Lee’s strategy was to outflank the Union army by using Confederate cavalry to screen the infantry’s movements, thus bringing the fight to Union Gen. George Meade on Confederate terms. Unfortunately for Lee, while J.E.B. Stuart’s rebel cavalry successfully screened the infantry’s movements, the Richmond press continuously undermined the secrecy of the mission by printing news stories about the army’s whereabouts. To make matters worse, Lee’s supply wagons failed to keep pace with the infantry, slowing the army’s movements to a crawl and further undermining efforts to move swiftly and secretly.
The authors note that while Lee and Meade both struggled at times with subordinate commanders, Lee’s command structure during the campaign was decidedly worse. “Stonewall” Jackson was dead, and Gen. James Longstreet, arguably Lee’s most trusted corps commander at the time, had shuttled most of his corps south to bolster the fighting strength of the Confederate Army of Tennessee. Confederate commanders such as Henry Heth, A.P. Hill, and Richard Ewell simply could not fill the void left by Jackson and Longstreet. Still, despite major blunders on the part of several of Lee’s subordinate generals, the authors contend that the Confederate cavalry and infantry fought well. On the other hand, despite being constantly—and unfairly, the authors suggest—hassled by officials in Washington, D.C., George Meade and the federal army proved that they were up to the task, successfully countering Lee’s every move.
Checking in at around 150 pages, A Want of Vigilance is a fun little book to read. The authors devote separate chapters to the cavalry engagements at Brandy Station and Sulphur Springs, the Battle of Auburn, the main contest at Bristoe Station, and the fight at Buckland Mills. Each chapter features a combination of historical narrative mixed with modern tourist information—complete with GPS coordinates, state and county road designations, and special warnings about entering private property (most acreage along the campaign’s trail remains in private hands). The book includes Civil War era photographs of important people and places, maps of Confederate and Union troop movements, and modern photographs depicting the landscape as it appears today.

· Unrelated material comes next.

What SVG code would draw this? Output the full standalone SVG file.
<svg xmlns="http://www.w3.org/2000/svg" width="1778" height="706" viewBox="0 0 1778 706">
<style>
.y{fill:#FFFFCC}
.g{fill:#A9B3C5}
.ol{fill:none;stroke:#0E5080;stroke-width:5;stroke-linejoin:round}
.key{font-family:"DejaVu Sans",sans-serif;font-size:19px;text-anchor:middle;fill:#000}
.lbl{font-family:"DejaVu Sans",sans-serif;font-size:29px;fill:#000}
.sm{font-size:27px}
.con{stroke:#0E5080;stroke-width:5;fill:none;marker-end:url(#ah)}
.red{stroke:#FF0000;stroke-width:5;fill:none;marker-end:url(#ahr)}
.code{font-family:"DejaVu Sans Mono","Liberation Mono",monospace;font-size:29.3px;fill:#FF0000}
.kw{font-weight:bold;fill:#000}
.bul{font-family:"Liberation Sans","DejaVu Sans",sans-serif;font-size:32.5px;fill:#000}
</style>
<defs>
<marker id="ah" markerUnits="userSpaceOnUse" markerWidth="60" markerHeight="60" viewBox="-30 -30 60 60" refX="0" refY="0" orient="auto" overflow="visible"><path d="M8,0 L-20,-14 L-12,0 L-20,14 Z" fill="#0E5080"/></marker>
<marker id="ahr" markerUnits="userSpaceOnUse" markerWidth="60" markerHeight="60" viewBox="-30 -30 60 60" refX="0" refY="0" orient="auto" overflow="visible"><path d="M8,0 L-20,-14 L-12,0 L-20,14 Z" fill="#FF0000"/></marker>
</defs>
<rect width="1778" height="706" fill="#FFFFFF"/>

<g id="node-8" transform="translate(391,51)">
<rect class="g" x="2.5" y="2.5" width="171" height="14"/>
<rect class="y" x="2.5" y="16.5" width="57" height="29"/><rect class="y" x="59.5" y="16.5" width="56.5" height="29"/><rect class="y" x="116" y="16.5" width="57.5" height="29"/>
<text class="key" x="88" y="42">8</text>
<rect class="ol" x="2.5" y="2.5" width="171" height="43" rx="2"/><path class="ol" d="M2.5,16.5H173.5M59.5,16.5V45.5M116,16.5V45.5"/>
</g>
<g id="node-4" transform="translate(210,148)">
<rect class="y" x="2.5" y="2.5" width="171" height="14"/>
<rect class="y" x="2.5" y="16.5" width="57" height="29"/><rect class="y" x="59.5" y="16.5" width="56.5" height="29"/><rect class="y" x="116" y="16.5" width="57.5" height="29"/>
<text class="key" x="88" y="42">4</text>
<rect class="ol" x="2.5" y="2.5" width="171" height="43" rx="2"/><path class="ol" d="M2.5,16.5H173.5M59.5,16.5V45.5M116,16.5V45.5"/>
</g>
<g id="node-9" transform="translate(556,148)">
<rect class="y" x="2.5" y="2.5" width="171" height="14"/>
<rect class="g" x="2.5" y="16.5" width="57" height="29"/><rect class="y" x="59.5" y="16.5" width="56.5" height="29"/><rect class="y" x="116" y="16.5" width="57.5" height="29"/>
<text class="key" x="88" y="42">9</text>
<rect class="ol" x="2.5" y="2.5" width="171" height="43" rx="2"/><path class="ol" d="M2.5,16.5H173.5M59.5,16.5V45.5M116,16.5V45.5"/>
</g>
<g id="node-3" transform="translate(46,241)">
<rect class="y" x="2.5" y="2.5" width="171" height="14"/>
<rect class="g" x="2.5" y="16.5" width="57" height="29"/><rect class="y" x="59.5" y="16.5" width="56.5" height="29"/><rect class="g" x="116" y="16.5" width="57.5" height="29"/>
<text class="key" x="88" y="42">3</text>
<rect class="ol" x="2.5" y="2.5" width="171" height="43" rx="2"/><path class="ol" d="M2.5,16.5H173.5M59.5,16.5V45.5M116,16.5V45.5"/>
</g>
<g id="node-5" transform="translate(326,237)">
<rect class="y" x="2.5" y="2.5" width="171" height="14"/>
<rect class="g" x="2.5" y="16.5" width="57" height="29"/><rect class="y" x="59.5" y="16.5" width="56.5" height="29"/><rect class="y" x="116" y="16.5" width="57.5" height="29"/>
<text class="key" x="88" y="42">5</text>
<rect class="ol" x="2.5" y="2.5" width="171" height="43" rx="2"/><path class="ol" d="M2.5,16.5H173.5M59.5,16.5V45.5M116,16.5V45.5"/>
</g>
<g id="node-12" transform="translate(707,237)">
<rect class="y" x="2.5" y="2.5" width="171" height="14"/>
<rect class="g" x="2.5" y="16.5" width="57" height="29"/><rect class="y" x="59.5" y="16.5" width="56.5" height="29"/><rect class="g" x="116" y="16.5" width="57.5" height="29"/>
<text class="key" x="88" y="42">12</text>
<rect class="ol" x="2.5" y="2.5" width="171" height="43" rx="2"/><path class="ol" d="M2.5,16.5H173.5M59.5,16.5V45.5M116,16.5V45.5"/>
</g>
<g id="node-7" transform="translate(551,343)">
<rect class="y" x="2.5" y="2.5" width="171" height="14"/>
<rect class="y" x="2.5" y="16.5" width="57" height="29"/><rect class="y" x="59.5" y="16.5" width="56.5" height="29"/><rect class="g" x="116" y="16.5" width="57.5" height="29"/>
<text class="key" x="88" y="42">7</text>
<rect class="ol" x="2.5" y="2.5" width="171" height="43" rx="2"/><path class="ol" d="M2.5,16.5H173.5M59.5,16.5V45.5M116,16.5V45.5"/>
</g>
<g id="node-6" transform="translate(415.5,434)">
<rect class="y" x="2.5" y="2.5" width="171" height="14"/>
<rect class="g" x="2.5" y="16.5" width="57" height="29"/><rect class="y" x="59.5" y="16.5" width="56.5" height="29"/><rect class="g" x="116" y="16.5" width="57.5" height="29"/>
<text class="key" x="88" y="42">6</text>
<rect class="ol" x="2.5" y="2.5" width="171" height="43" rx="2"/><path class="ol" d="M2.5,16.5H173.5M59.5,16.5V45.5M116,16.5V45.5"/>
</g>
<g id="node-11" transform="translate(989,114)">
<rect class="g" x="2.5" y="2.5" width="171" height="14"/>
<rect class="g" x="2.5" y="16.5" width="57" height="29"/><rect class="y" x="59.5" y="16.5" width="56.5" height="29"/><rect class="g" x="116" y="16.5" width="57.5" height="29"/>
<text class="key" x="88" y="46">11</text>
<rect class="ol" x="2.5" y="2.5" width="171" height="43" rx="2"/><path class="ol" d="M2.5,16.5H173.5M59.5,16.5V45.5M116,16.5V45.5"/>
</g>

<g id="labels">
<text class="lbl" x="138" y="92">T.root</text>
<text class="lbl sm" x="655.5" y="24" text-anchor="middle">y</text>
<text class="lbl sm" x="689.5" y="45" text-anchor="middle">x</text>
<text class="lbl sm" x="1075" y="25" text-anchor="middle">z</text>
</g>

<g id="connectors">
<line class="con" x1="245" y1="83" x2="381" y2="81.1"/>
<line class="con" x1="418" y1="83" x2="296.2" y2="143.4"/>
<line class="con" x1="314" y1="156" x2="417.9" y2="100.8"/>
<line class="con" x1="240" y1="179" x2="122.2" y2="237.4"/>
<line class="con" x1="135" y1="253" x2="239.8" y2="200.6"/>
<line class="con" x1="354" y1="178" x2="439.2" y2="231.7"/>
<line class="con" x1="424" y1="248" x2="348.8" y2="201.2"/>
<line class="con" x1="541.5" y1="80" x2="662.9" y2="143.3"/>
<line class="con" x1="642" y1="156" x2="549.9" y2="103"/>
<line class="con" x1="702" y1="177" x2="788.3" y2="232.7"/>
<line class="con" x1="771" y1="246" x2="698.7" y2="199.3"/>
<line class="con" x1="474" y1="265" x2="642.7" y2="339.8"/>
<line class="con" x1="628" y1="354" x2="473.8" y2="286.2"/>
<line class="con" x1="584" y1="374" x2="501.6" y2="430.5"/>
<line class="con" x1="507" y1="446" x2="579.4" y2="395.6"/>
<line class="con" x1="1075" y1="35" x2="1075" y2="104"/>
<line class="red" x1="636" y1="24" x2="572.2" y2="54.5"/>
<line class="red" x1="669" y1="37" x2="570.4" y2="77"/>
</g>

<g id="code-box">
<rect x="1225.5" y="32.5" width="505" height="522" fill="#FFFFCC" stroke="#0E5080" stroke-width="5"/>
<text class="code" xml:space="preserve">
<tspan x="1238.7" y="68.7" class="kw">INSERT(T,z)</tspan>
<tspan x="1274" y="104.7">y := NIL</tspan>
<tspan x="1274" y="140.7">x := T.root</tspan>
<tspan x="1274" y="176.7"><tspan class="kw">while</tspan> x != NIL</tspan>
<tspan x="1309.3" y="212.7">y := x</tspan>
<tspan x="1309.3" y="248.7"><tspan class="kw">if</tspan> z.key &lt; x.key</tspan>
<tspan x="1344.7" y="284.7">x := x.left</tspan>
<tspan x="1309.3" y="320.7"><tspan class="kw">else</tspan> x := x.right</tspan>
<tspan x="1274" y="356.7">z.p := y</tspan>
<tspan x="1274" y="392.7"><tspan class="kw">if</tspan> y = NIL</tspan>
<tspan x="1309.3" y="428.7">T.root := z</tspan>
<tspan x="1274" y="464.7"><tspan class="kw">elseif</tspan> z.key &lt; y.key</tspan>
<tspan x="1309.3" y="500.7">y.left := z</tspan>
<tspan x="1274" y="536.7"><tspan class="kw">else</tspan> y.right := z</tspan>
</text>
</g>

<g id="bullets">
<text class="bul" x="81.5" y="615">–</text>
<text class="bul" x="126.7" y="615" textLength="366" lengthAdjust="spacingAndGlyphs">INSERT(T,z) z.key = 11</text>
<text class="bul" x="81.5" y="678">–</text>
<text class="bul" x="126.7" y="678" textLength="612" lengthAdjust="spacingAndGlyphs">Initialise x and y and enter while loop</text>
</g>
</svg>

The book lacks a bibliography and an index. A bibliography is probably not necessary, since this title targets a more popular audience. An index, on the other hand, would assist readers in locating specific people, places, or events within the narrative.
Five of the six appendices included at the end of the book are essentially mini-essays detailing a handful of specific events, some controversial, that occurred during the campaign.
For academic purists and readers who prefer well-documented narratives complete with citations, A Want of Vigilance may fall short. But for Civil War enthusiasts, reenactors, battlefield tourists, and those who simply enjoy a good story, the book delivers favorably—if not admirably. Orrison and Backus have produced a readable and entertaining look into one of the war’s lesser known campaigns.
Tommy Brown is a Ph.D. student in history at Auburn University.